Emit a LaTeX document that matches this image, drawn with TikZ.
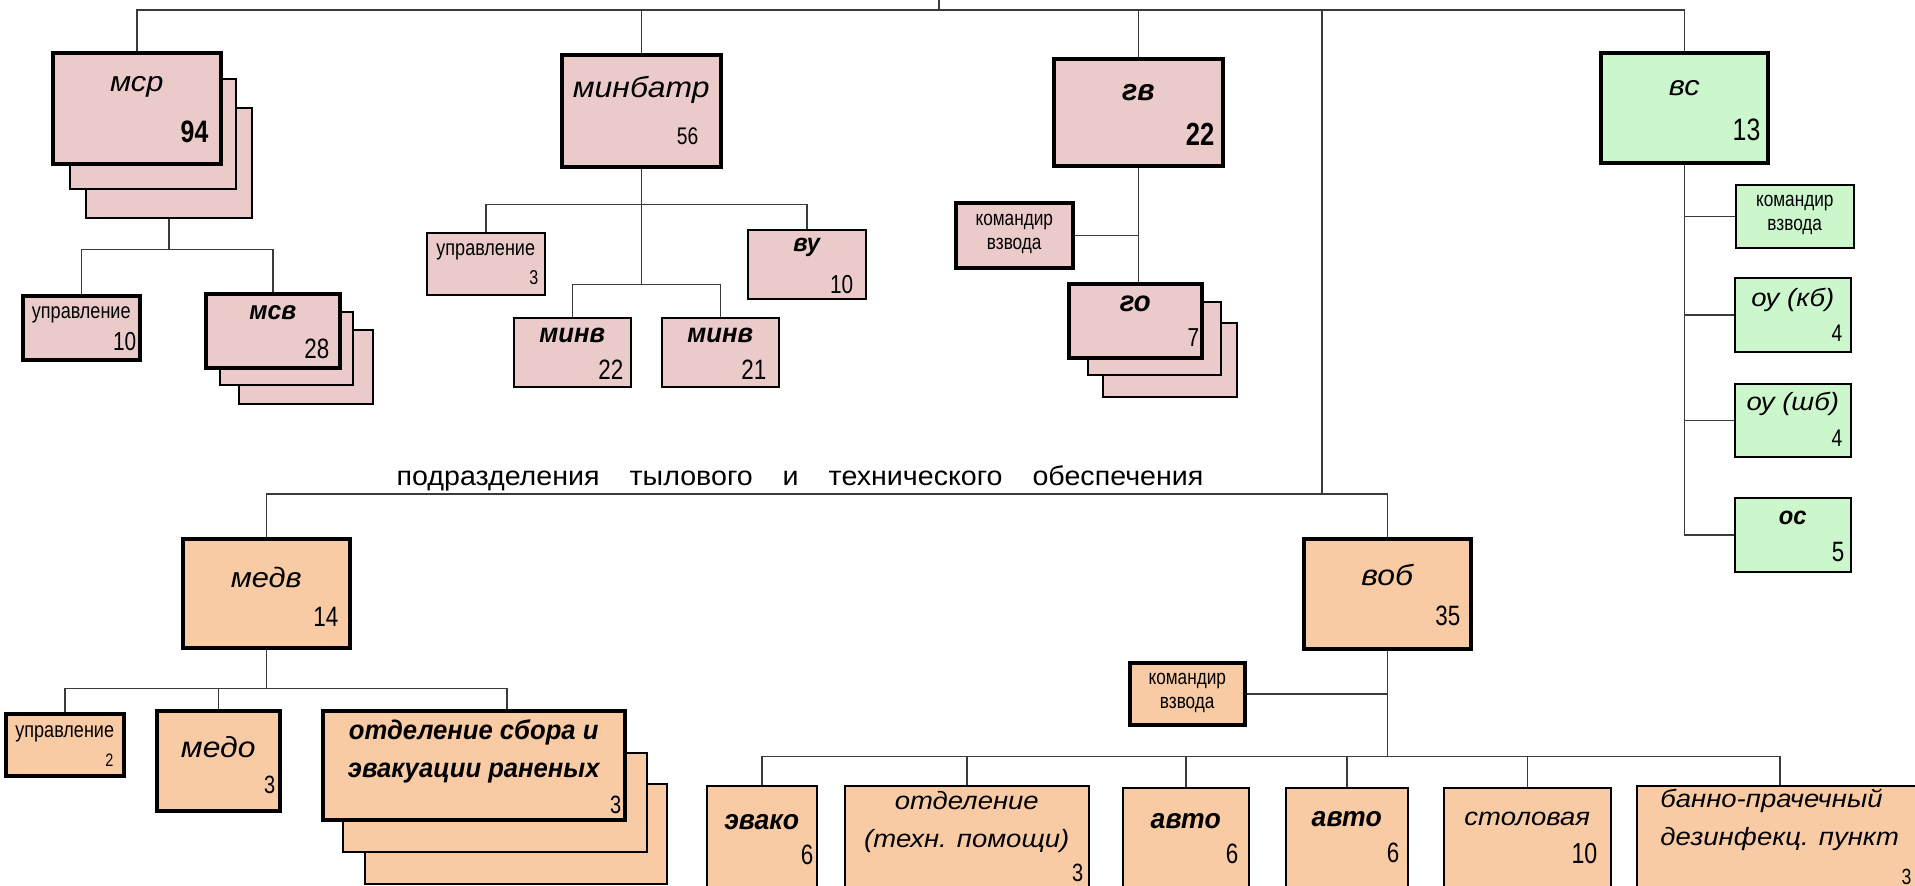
\documentclass[tikz,border=0pt]{standalone}
\usepackage{fontspec}
\setmainfont{Liberation Sans}
\usetikzlibrary{positioning, calc}
\newfontfamily\lblfont[FakeStretch=1.1]{Liberation Sans}
\newfontfamily\boldfont[FakeStretch=0.95]{Liberation Sans}
\newfontfamily\numfont[FakeStretch=0.8]{Liberation Sans}
\newfontfamily\smallfont[FakeStretch=0.82]{Liberation Sans}
\newfontfamily\rearfont[FakeStretch=1.06]{Liberation Sans}
\newcommand{\tlab}[1]{\lblfont\itshape\fontsize{#1}{38}\selectfont}
\newcommand{\tbold}[1]{\boldfont\bfseries\itshape\fontsize{#1}{38}\selectfont}
\newcommand{\tnum}[1]{\numfont\fontsize{#1}{#1}\selectfont}
\newcommand{\tsmall}[1]{\smallfont\fontsize{#1}{24}\selectfont}
\definecolor{pinkfill}{HTML}{EBCACA}
\definecolor{peachfill}{HTML}{F9CBA5}
\definecolor{mintfill}{HTML}{CCF7CC}
\definecolor{linegray}{HTML}{3A3A3A}

\begin{document}
\begin{tikzpicture}[x=1pt, y=-1pt,
    box/.style={draw, line width=1.5pt, anchor=north west, inner sep=0pt},
    heavy/.style={line width=3.5pt},
    pinkbox/.style={fill=pinkfill},
    peachbox/.style={fill=peachfill},
    mintbox/.style={fill=mintfill},
    sz/.style 2 args={minimum width=#1pt, minimum height=#2pt},
    ttl/.style={anchor=center, yshift=-#1pt},
    cnt/.style 2 args={anchor=east, xshift=-#1pt, yshift=#2pt},
    link/.style={draw=linegray, line width=1.5pt},
    every label/.style={inner sep=0pt}]
\path[use as bounding box, fill=white] (0,0) rectangle (1915,886);

% first row
\node[box, pinkbox, sz={166}{110}] (msr3) at (85,107) {};
\node[box, pinkbox, sz={166}{110}] (msr2) at (69,78) {};
\node[box, heavy, pinkbox, sz={168}{111},
    label={[ttl=36, font=\tlab{28}]north:мср},
    label={[cnt={14}{34}, font=\tnum{31}\bfseries]south east:94}] (msr) at (51,51) {};
\node[box, heavy, pinkbox, sz={159}{112},
    label={[ttl=37, font=\tlab{29}]north:минбатр},
    label={[cnt={24}{32}, font=\tnum{24}]south east:56}] (minbatr) at (560,53) {};
\node[box, heavy, pinkbox, sz={169}{107},
    label={[ttl=36, font=\tbold{30}]north:гв},
    label={[cnt={10}{33}, font=\tnum{32}\bfseries]south east:22}] (gv) at (1052,57) {};
\node[box, heavy, mintbox, sz={167}{110},
    label={[ttl=37, font=\tlab{28}]north:вс},
    label={[cnt={9}{35}, font=\tnum{31}]south east:13}] (vs) at (1599,51) {};

% msr
\node[box, heavy, pinkbox, sz={117}{64},
    label={[ttl=21, font=\tsmall{22}]north:управление},
    label={[cnt={5}{20}, font=\tnum{26}]south east:10}] (msrupr) at (21,294) {};
\node[box, pinkbox, sz={134}{74}] (msv3) at (238,329) {};
\node[box, pinkbox, sz={133}{73}] (msv2) at (219,311) {};
\node[box, heavy, pinkbox, sz={134}{74},
    label={[ttl=21, font=\tbold{26}]north:мсв},
    label={[cnt={12}{21}, font=\tnum{28}]south east:28}] (msv) at (204,292) {};

% minbatr
\node[box, pinkbox, sz={118}{62},
    label={[ttl=20, font=\tsmall{22}]north:управление},
    label={[cnt={7}{18}, font=\tnum{20}]south east:3}] (minupr) at (426,232) {};
\node[box, pinkbox, sz={118}{69},
    label={[ttl=18, font=\tbold{25}]north:ву},
    label={[cnt={13}{15}, font=\tnum{26}]south east:10}] (vu) at (747,229) {};
\node[box, pinkbox, sz={117}{69},
    label={[ttl=18, font=\tbold{27}]north:минв},
    label={[cnt={8}{18}, font=\tnum{28}]south east:22}] (minv1) at (513,317) {};
\node[box, pinkbox, sz={117}{69},
    label={[ttl=18, font=\tbold{27}]north:минв},
    label={[cnt={13}{18}, font=\tnum{28}]south east:21}] (minv2) at (661,317) {};

% gv
\node[box, heavy, pinkbox, sz={117}{65},
    label={[ttl=33, font=\tsmall{21}, align=center]north:{командир\\взвода}}] (gvkom) at (954,201) {};
\node[box, pinkbox, sz={134}{74}] (go3) at (1102,322) {};
\node[box, pinkbox, sz={133}{73}] (go2) at (1087,301) {};
\node[box, heavy, pinkbox, sz={133}{74},
    label={[ttl=22, font=\tbold{29}]north:го},
    label={[cnt={4}{22}, font=\tnum{26}]south east:7}] (go) at (1067,282) {};

% vs
\node[box, mintbox, sz={118}{63},
    label={[ttl=31, font=\tsmall{21}, align=center]north:{командир\\взвода}}] (vskom) at (1735,184) {};
\node[box, mintbox, sz={116}{74},
    label={[ttl=23, font=\tlab{25}]north:{оу (кб)}},
    label={[cnt={9}{19}, font=\tnum{24}]south east:4}] (oukb) at (1734,277) {};
\node[box, mintbox, sz={116}{73},
    label={[ttl=21, font=\tlab{25}]north:{оу (шб)}},
    label={[cnt={9}{19}, font=\tnum{24}]south east:4}] (oushb) at (1734,383) {};
\node[box, mintbox, sz={116}{74},
    label={[ttl=21, font=\tbold{25}]north:ос},
    label={[cnt={7}{21}, font=\tnum{28}]south east:5}] (os) at (1734,497) {};

% rear units
\node[font=\rearfont\fontsize{27}{27}\selectfont] (rear) at (800,478)
    {подразделения\hspace{30pt}тылового\hspace{30pt}и\hspace{30pt}технического\hspace{30pt}обеспечения};

\node[box, heavy, peachbox, sz={167}{109},
    label={[ttl=40, font=\tlab{28}]north:медв},
    label={[cnt={13}{33}, font=\tnum{28}]south east:14}] (medv) at (181,537) {};
\node[box, heavy, peachbox, sz={118}{62},
    label={[ttl=22, font=\tsmall{22}]north:управление},
    label={[cnt={12}{17}, font=\tnum{18}]south east:2}] (medupr) at (4,712) {};
\node[box, heavy, peachbox, sz={123}{100},
    label={[ttl=38, font=\tlab{29}]north:медо},
    label={[cnt={6}{28}, font=\tnum{25}]south east:3}] (medo) at (155,709) {};
\node[box, peachbox, sz={302}{100}] (sbor3) at (364,783) {};
\node[box, peachbox, sz={304}{99}] (sbor2) at (342,752) {};
\node[box, heavy, peachbox, sz={302}{109},
    label={[ttl=42, font=\tbold{27}, align=center]north:{отделение сбора и\\эвакуации раненых}},
    label={[cnt={5}{17}, font=\tnum{25}]south east:3}] (sbor) at (321,709) {};

\node[box, heavy, peachbox, sz={167}{110},
    label={[ttl=38, font=\tlab{29}]north:воб},
    label={[cnt={12}{35}, font=\tnum{28}]south east:35}] (vob) at (1302,537) {};
\node[box, heavy, peachbox, sz={115}{62},
    label={[ttl=32, font=\tsmall{21}, align=center]north:{командир\\взвода}}] (vobkom) at (1128,661) {};
\node[box, peachbox, sz={110}{115},
    label={[ttl=37, font=\tbold{28}]north:эвако},
    label={[cnt={4}{47}, font=\tnum{28}]south east:6}] (evako) at (706,785) {};
\node[box, peachbox, sz={244}{115},
    label={[ttl=37, font=\tlab{25}, align=center]north:{отделение\\(техн. помощи)}},
    label={[cnt={6}{29}, font=\tnum{25}]south east:3}] (teh) at (844,785) {};
\node[box, peachbox, sz={126}{113},
    label={[ttl=34, font=\tbold{28}]north:авто},
    label={[cnt={11}{48}, font=\tnum{28}]south east:6}] (avto1) at (1122,787) {};
\node[box, peachbox, sz={122}{113},
    label={[ttl=32, font=\tbold{28}]north:авто},
    label={[cnt={9}{49}, font=\tnum{28}]south east:6}] (avto2) at (1285,787) {};
\node[box, peachbox, sz={167}{113},
    label={[ttl=32, font=\tlab{25}]north:столовая},
    label={[cnt={14}{48}, font=\tnum{29}]south east:10}] (stol) at (1443,787) {};
\node[box, peachbox, sz={286}{115},
    label={[ttl=35, font=\tlab{25}, align=left]north:{банно-прачечный\\дезинфекц. пункт}},
    label={[cnt={12}{25}, font=\tnum{22}]south east:3}] (banno) at (1636,785) {};

% connectors
\coordinate (root) at (939,0);
\coordinate (bus) at (939,10);
\coordinate (rearbus) at (1322,494);
\draw[link] (root) -- (bus);
\draw[link] (bus) -| (msr.north);
\draw[link] (bus) -| (minbatr.north);
\draw[link] (bus) -| (gv.north);
\draw[link] (bus) -| (vs.north);
\draw[link] (bus) -| (rearbus);
\draw[link] (rearbus) -| (medv.north);
\draw[link] (rearbus) -| (vob.north);

\draw[link] (msr3.south) -- ++(0,31) coordinate (msrb);
\draw[link] (msrb) -| (msrupr.north);
\draw[link] (msrb) -| (msv.north);

\draw[link] (minbatr.south) -- ++(0,116) coordinate (minb2);
\path (minbatr.south) ++(0,36) coordinate (minb1);
\draw[link] (minb1) -| (minupr.north);
\draw[link] (minb1) -| (vu.north);
\draw[link] (minb2) -| (minv1.north);
\draw[link] (minb2) -| (minv2.north);

\draw[link] (gv.south) -- (gv.south |- go.north);
\draw[link] (gvkom.east) -- (gvkom.east -| gv.south);

\draw[link] (vs.south) |- (os.west);
\draw[link] (vskom.west) -- (vskom.west -| vs.south);
\draw[link] (oukb.west) -- (oukb.west -| vs.south);
\draw[link] (oushb.west) -- (oushb.west -| vs.south);

\draw[link] (medv.south) -- ++(0,39) coordinate (medb);
\draw[link] (medb) -| (medupr.north);
\draw[link] (medb) -| (medo.north);
\draw[link] (medb) -| ([xshift=33pt]sbor.north);

\draw[link] (vob.south) -- ++(0,106) coordinate (vobb);
\draw[link] (vobkom.east) -- (vobkom.east -| vob.south);
\foreach \n in {evako, teh, avto1, avto2, stol, banno}
    \draw[link] (vobb) -| (\n.north);
\end{tikzpicture}
\end{document}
■ ■ ■ ■ ■ ■ ■
## Given task
Repeat the listing above up to and including the line with "(0,0) rectangle (1915,886);", starting from its first line. Drop any pictures.

## Solution to this task
Emit a LaTeX document that matches this image, drawn with TikZ.
\documentclass[tikz,border=0pt]{standalone}
\usepackage{fontspec}
\setmainfont{Liberation Sans}
\usetikzlibrary{positioning, calc}
\newfontfamily\lblfont[FakeStretch=1.1]{Liberation Sans}
\newfontfamily\boldfont[FakeStretch=0.95]{Liberation Sans}
\newfontfamily\numfont[FakeStretch=0.8]{Liberation Sans}
\newfontfamily\smallfont[FakeStretch=0.82]{Liberation Sans}
\newfontfamily\rearfont[FakeStretch=1.06]{Liberation Sans}
\newcommand{\tlab}[1]{\lblfont\itshape\fontsize{#1}{38}\selectfont}
\newcommand{\tbold}[1]{\boldfont\bfseries\itshape\fontsize{#1}{38}\selectfont}
\newcommand{\tnum}[1]{\numfont\fontsize{#1}{#1}\selectfont}
\newcommand{\tsmall}[1]{\smallfont\fontsize{#1}{24}\selectfont}
\definecolor{pinkfill}{HTML}{EBCACA}
\definecolor{peachfill}{HTML}{F9CBA5}
\definecolor{mintfill}{HTML}{CCF7CC}
\definecolor{linegray}{HTML}{3A3A3A}

\begin{document}
\begin{tikzpicture}[x=1pt, y=-1pt,
    box/.style={draw, line width=1.5pt, anchor=north west, inner sep=0pt},
    heavy/.style={line width=3.5pt},
    pinkbox/.style={fill=pinkfill},
    peachbox/.style={fill=peachfill},
    mintbox/.style={fill=mintfill},
    sz/.style 2 args={minimum width=#1pt, minimum height=#2pt},
    ttl/.style={anchor=center, yshift=-#1pt},
    cnt/.style 2 args={anchor=east, xshift=-#1pt, yshift=#2pt},
    link/.style={draw=linegray, line width=1.5pt},
    every label/.style={inner sep=0pt}]
\path[use as bounding box, fill=white] (0,0) rectangle (1915,886);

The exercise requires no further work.